Situation Overview
Tesla is in advanced talks to procure roughly $2.9B of solar manufacturing equipment from Chinese suppliers — led by Suzhou Maxwell Technologies — targeting 100 GW of U.S.-based solar capacity by end-2028. The move is a structural pivot: Tesla positioning itself as a vertically integrated energy company built on captive AI-driven power demand. The deal hinges on Chinese export approval, introducing a geopolitical kill switch that neither Musk nor Tesla controls.
Bull Case
- Tariff exemption window is open — Solar manufacturing equipment remains excluded from U.S. tariffs under a Biden-era carveout extended by Trump, giving Tesla a rare low-cost import channel with no current political resistance.
- Captive demand de-risks the project — Tesla’s own factories and SpaceX satellite operations provide baseline load from day one, eliminating the merchant risk that kills most utility-scale solar bets.
- AI power demand is structural, not cyclical — U.S. power consumption hit its second consecutive record high in 2025, with further growth forecast through 2027; Tesla would be building directly into a multi-year demand surge.
- Distressed Chinese suppliers = pricing leverage — Suzhou Maxwell and peers are navigating weak domestic demand from a production glut, meaning Tesla is negotiating from strength on both price and delivery timelines.
- Megapack flywheel — Pairing 100 GW of solar with Tesla’s battery storage business creates a vertically integrated utility-scale energy stack no Western competitor can replicate today.
Bear Case
- Chinese export approval is not guaranteed — Key equipment requires explicit MOFCOM sign-off, a lever Beijing has shown willingness to pull as a trade countermeasure; denial or delay collapses the timeline entirely.

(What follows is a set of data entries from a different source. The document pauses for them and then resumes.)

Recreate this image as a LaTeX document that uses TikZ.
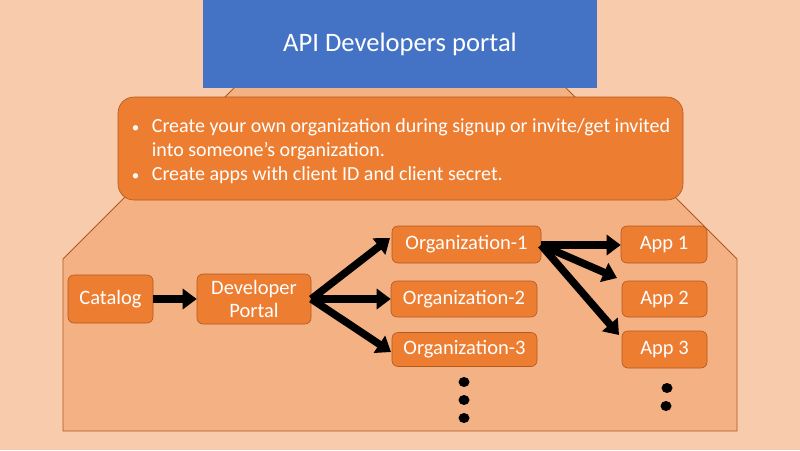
\documentclass[tikz,border=0pt]{standalone}
\usepackage{fontspec}
\setmainfont{Carlito}
\usetikzlibrary{arrows.meta,shapes.geometric}
\definecolor{bg}{HTML}{F8CBAD}
\definecolor{panel}{HTML}{F4B183}
\definecolor{orgfill}{HTML}{ED7D31}
\definecolor{edgec}{HTML}{AE5A21}
\definecolor{blu}{HTML}{4472C4}
\newcommand{\smallbul}{\makebox[21pt][l]{\hspace*{1pt}\raisebox{0.5pt}{\fontsize{15}{15}\selectfont\textbullet}}}
\begin{document}
\begin{tikzpicture}[x=1pt,y=-1pt,
  box/.style={draw=edgec, fill=orgfill, rounded corners=6pt, text=white,
    font=\fontsize{20.5}{23}\selectfont, align=center, inner sep=0pt, line width=0.6pt},
  fat/.style={line width=7.5pt, -{Triangle[length=14pt,width=20pt]}, draw=black},
  vdot/.style={ellipse, fill=black, inner sep=0pt, minimum width=11pt, minimum height=10pt}]
\fill[bg] (0,0) rectangle (800,450);
\useasboundingbox (0,0) rectangle (800,450);
% panel
\draw[fill=panel, draw=edgec, line width=0.8pt] (63,431) -- (63,259) -- (257,65) -- (543,65) -- (737,259) -- (737,431) -- cycle;
% title
\node[fill=blu, minimum width=394pt, minimum height=88pt, inner sep=0pt, text=white,
  font=\fontsize{26.6}{30}\selectfont] (title) at (400,44) {API Developers portal};
% info box
\node[draw=edgec, fill=orgfill, rounded corners=16pt, line width=0.6pt,
  minimum width=565pt, minimum height=103pt, inner sep=0pt] (info) at (400.5,148.5) {};
\node[inner sep=0pt, text=white, align=left,
  font=\fontsize{20}{23.5}\selectfont] (infotext) at (400.5,151.5)
  {\smallbul Create your own organization during signup or invite/get invited\\
   \hspace*{21pt}into someone’s organization.\\[1pt]
   \smallbul Create apps with client ID and client secret.};
% nodes
\node[box, minimum width=85pt, minimum height=48pt] (cat) at (110.5,299) {Catalog};
\node[box, minimum width=114pt, minimum height=50pt] (dev) at (254,299) {Developer\\Portal};
\node[box, minimum width=149pt, minimum height=37pt] (o1) at (466.5,244.5) {Organization-1};
\node[box, minimum width=146pt, minimum height=36pt] (o2) at (464,299) {Organization-2};
\node[box, minimum width=145pt, minimum height=34pt] (o3) at (464.5,349.5) {Organization-3};
\node[box, minimum width=86pt, minimum height=37pt] (a1) at (664,244.5) {App 1};
\node[box, minimum width=85pt, minimum height=36pt] (a2) at (664.5,299) {App 2};
\node[box, minimum width=85pt, minimum height=37pt] (a3) at (664.5,349.5) {App 3};
% arrow end points
\coordinate (t1) at (390,238);
\coordinate (t3) at (391,352);
\coordinate (s1) at (541,245);
\coordinate (u2) at (617,278);
\coordinate (u3) at (619,335);
\draw[fat] (cat.east) -- (dev.west);
\draw[fat] (dev.east) -- (t1);
\draw[fat] (dev.east) -- (o2.west);
\draw[fat] (dev.east) -- (t3);
\draw[fat] (s1) -- (s1 -| a1.west);
\draw[fat] (s1) -- (u2);
\draw[fat] (s1) -- (u3);
% dots
\node[vdot] (d1) at (464,382) {};
\node[vdot] (d2) at (464,400) {};
\node[vdot] (d3) at (464,418) {};
\node[vdot] (d4) at (667,388) {};
\node[vdot] (d5) at (666,406) {};
\end{tikzpicture}
\end{document}
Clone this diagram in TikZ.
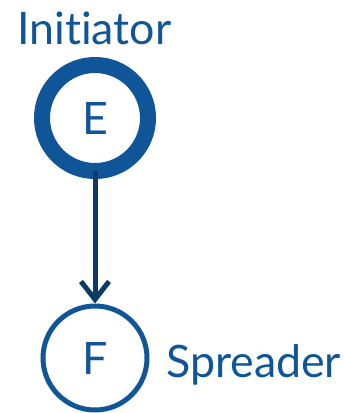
\documentclass[tikz,border=0pt]{standalone}
\usepackage{fontspec}
\setmainfont{Lato}[Ligatures=NoCommon]
\usetikzlibrary{arrows.meta}
\definecolor{nodeblue}{HTML}{0F5597}
\definecolor{edgeblue}{HTML}{0C3A66}
\begin{document}
\begin{tikzpicture}[x=1pt,y=-1pt,
  every node/.style={text=nodeblue, font=\fontsize{44.7}{50}\selectfont},
  person/.style={circle, draw=nodeblue, inner sep=0pt, minimum size=104pt},
  initiator/.style={person, line width=16pt, minimum size=106pt},
  spreader/.style={person, line width=5pt},
  role/.style={anchor=base west, inner sep=0pt},
  edge/.style={draw=edgeblue, line width=5pt, -{Straight Barb[length=18pt, width=28pt]}}
]
\useasboundingbox (0,0) rectangle (344,413);
\node[initiator] (E) at (95,118) {E};
\node[spreader] (F) at (95,358) {F};
\node[role] (initlabel) at (17,44) {Initiator};
\node[role] (spreadlabel) at (166,377) {Spreader};
\draw[edge, shorten <=-8pt] (E.south) -- (F.north);
\end{tikzpicture}
\end{document}
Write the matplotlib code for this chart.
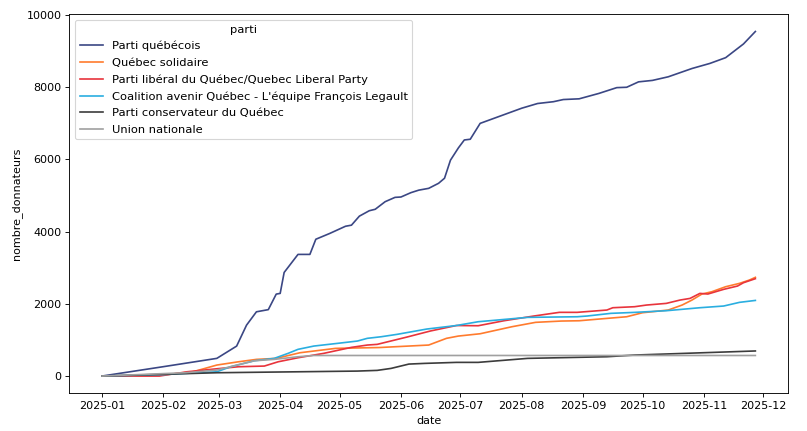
import matplotlib
matplotlib.use("Agg")
import matplotlib.pyplot as plt
import matplotlib.dates as mdates
import pandas as pd

parties = [
    "Parti québécois",
    "Québec solidaire",
    "Parti libéral du Québec/Quebec Liberal Party",
    "Coalition avenir Québec - L'équipe François Legault",
    "Parti conservateur du Québec",
    "Union nationale",
]
colors = ["#3b4784", "#ff7b2e", "#e8343c", "#2aaee0", "#3c3c3c", "#a0a0a0"]

pq_dates = ["2025-01-01", "2025-02-01", "2025-02-28", "2025-03-10", "2025-03-15", "2025-03-20",
            "2025-03-26", "2025-03-30", "2025-04-01", "2025-04-03", "2025-04-10", "2025-04-16",
            "2025-04-19", "2025-04-26", "2025-05-04", "2025-05-07", "2025-05-11", "2025-05-16",
            "2025-05-19", "2025-05-24", "2025-05-29", "2025-06-01", "2025-06-06", "2025-06-10",
            "2025-06-15", "2025-06-20", "2025-06-23", "2025-06-26", "2025-06-30", "2025-07-03",
            "2025-07-06", "2025-07-11", "2025-07-17", "2025-07-24", "2025-08-01", "2025-08-09",
            "2025-08-17", "2025-08-22", "2025-08-30", "2025-09-09", "2025-09-18", "2025-09-23",
            "2025-09-29", "2025-10-06", "2025-10-14", "2025-10-26", "2025-11-04", "2025-11-12",
            "2025-11-21", "2025-11-27"]
pq_values = [0, 260, 490, 830, 1410, 1780,
             1840, 2270, 2290, 2870, 3370, 3370,
             3790, 3950, 4150, 4180, 4430, 4580,
             4620, 4830, 4950, 4960, 5080, 5150,
             5200, 5340, 5480, 5980, 6320, 6540,
             6560, 7000, 7120, 7260, 7420, 7550,
             7600, 7660, 7680, 7830, 7990, 8000,
             8150, 8190, 8290, 8520, 8660, 8820,
             9200, 9545]

qs_dates = ["2025-01-01", "2025-01-30", "2025-02-16", "2025-02-28", "2025-03-11", "2025-03-20",
            "2025-03-30", "2025-04-11", "2025-04-29", "2025-05-21", "2025-06-15", "2025-06-24",
            "2025-06-30", "2025-07-11", "2025-07-27", "2025-08-08", "2025-08-21", "2025-08-30",
            "2025-09-09", "2025-09-23", "2025-10-01", "2025-10-14", "2025-10-21", "2025-10-26",
            "2025-10-31", "2025-11-05", "2025-11-12", "2025-11-19", "2025-11-24", "2025-11-27"]
qs_values = [0, 20, 119, 305, 396, 462,
             490, 646, 767, 790, 859, 1045,
             1108, 1172, 1366, 1488, 1524, 1532,
             1579, 1643, 1754, 1829, 1967, 2106,
             2272, 2336, 2475, 2568, 2660, 2735]

plq_dates = ["2025-01-01", "2025-01-30", "2025-02-13", "2025-02-28", "2025-03-11", "2025-03-24",
             "2025-03-31", "2025-04-10", "2025-04-23", "2025-05-07", "2025-05-15", "2025-05-20",
             "2025-06-04", "2025-06-16", "2025-06-29", "2025-07-10", "2025-07-23", "2025-08-07",
             "2025-08-20", "2025-08-29", "2025-09-13", "2025-09-16", "2025-09-27", "2025-10-03",
             "2025-10-13", "2025-10-20", "2025-10-25", "2025-10-30", "2025-11-03", "2025-11-11",
             "2025-11-18", "2025-11-21", "2025-11-27"]
plq_values = [0, 0, 119, 202, 258, 277,
              396, 507, 629, 795, 859, 878,
              1080, 1250, 1400, 1394, 1532, 1662,
              1765, 1765, 1829, 1893, 1921, 1967,
              2013, 2106, 2151, 2290, 2272, 2402,
              2494, 2586, 2697]

caq_dates = ["2025-01-01", "2025-02-01", "2025-02-28", "2025-03-07", "2025-03-19", "2025-03-29",
             "2025-04-05", "2025-04-10", "2025-04-18", "2025-04-30", "2025-05-10", "2025-05-15",
             "2025-05-22", "2025-05-30", "2025-06-14", "2025-06-29", "2025-07-10", "2025-08-04",
             "2025-08-29", "2025-09-03", "2025-09-15", "2025-09-27", "2025-10-13", "2025-10-30",
             "2025-11-11", "2025-11-19", "2025-11-27"]
caq_values = [0, 40, 119, 258, 424, 490,
              629, 740, 831, 906, 970, 1045,
              1089, 1155, 1302, 1400, 1505, 1626,
              1643, 1663, 1737, 1764, 1810, 1893,
              1940, 2042, 2095]

pcq_dates = ["2025-01-01", "2025-02-28", "2025-05-10", "2025-05-20", "2025-05-27", "2025-06-05",
             "2025-06-13", "2025-06-29", "2025-07-10", "2025-08-04", "2025-08-29", "2025-09-13",
             "2025-09-27", "2025-11-27"]
pcq_values = [0, 92, 138, 157, 212, 332,
              351, 379, 379, 490, 518, 535,
              582, 695]

un_dates = ["2025-01-01", "2025-02-12", "2025-02-28", "2025-03-19", "2025-03-29", "2025-04-10",
            "2025-04-18", "2025-11-27"]
un_values = [0, 92, 166, 424, 462, 535,
             570, 570]

series = [
    (pq_dates, pq_values),
    (qs_dates, qs_values),
    (plq_dates, plq_values),
    (caq_dates, caq_values),
    (pcq_dates, pcq_values),
    (un_dates, un_values),
]

plt.rcParams["font.family"] = ["DejaVu Sans"]
plt.rcParams["font.size"] = 10.3

fig = plt.figure(figsize=(807 / 80, 431 / 80), dpi=80)
ax = fig.add_axes([0.0859, 0.0875, 0.8906, 0.8794])

for name, color, (d, v) in zip(parties, colors, series):
    ax.plot(pd.to_datetime(d), v, color=color, lw=1.5, label=name)

ax.xaxis.set_major_locator(mdates.MonthLocator())
ax.xaxis.set_major_formatter(mdates.DateFormatter("%Y-%m"))
ax.tick_params(labelsize=10)
ax.set_xlabel("date", fontsize=10)
ax.set_ylabel("nombre_donnateurs", fontsize=10)
ax.legend(title="parti", loc="upper left", labelspacing=0.56)

fig.savefig("out.png", dpi=80)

- 100 GW by 2028 is a Musk special — The entire U.S. solar base stands at ~135 GW after decades of investment; replicating 75% of that in under three years requires flawless execution across permitting, construction, and logistics — a bar Tesla has rarely cleared on self-imposed deadlines.
- Capital allocation at a fragile moment — Tesla’s core EV business is under margin pressure with softening demand; a multi-billion capex bet on an unproven solar gigaplant risks balance sheet strain and management distraction at exactly the wrong time.
- Political contradiction risk — Importing $2.9B of Chinese industrial equipment while embedded in a “decouple from China” administration is an unusual contradiction; any policy shift on the tariff exemption breaks the unit economics immediately.
- Proven China supply chain fragility — Cybertruck and Semi production was disrupted as recently as 2024 when Chinese shipments were suspended post-tariff hike; the same systemic risk applies here at an order of magnitude larger scale.
Sentiment Pulse
- Management tone is aggressively visionary — internal job postings targeting “100 GW from raw materials on American soil before end-2028” signal high conviction, but the language mirrors prior Tesla moonshot announcements (FSD timelines, Cybertruck volumes) that slipped materially.
- Information sourced entirely from anonymous insiders with zero Tesla confirmation; the company’s silence on a $2.9B procurement story is notable and could reflect active negotiation sensitivity or deliberate ambiguity around regulatory approvals.
- No price action cited, but headline risk runs both ways: Chinese export clearance = positive catalyst for Tesla’s energy narrative; any denial = direct credibility hit on Musk’s most investable pivot story.
Bottom Line
This is the strongest signal yet that Tesla is serious about transforming into a vertically integrated energy company — and the structural demand case is sound. But the deal carries two binary risk factors Tesla cannot control: Chinese export approval and the Trump administration’s continued tolerance for a multi-billion dollar import from Beijing. Until both are cleared, this remains a high-conviction thesis with unresolved execution risk. Energy investors should track the MOFCOM approval process as the primary leading indicator; TSLA equity holders should treat this as a capital allocation red flag until a credible build plan and funding mechanism are disclosed.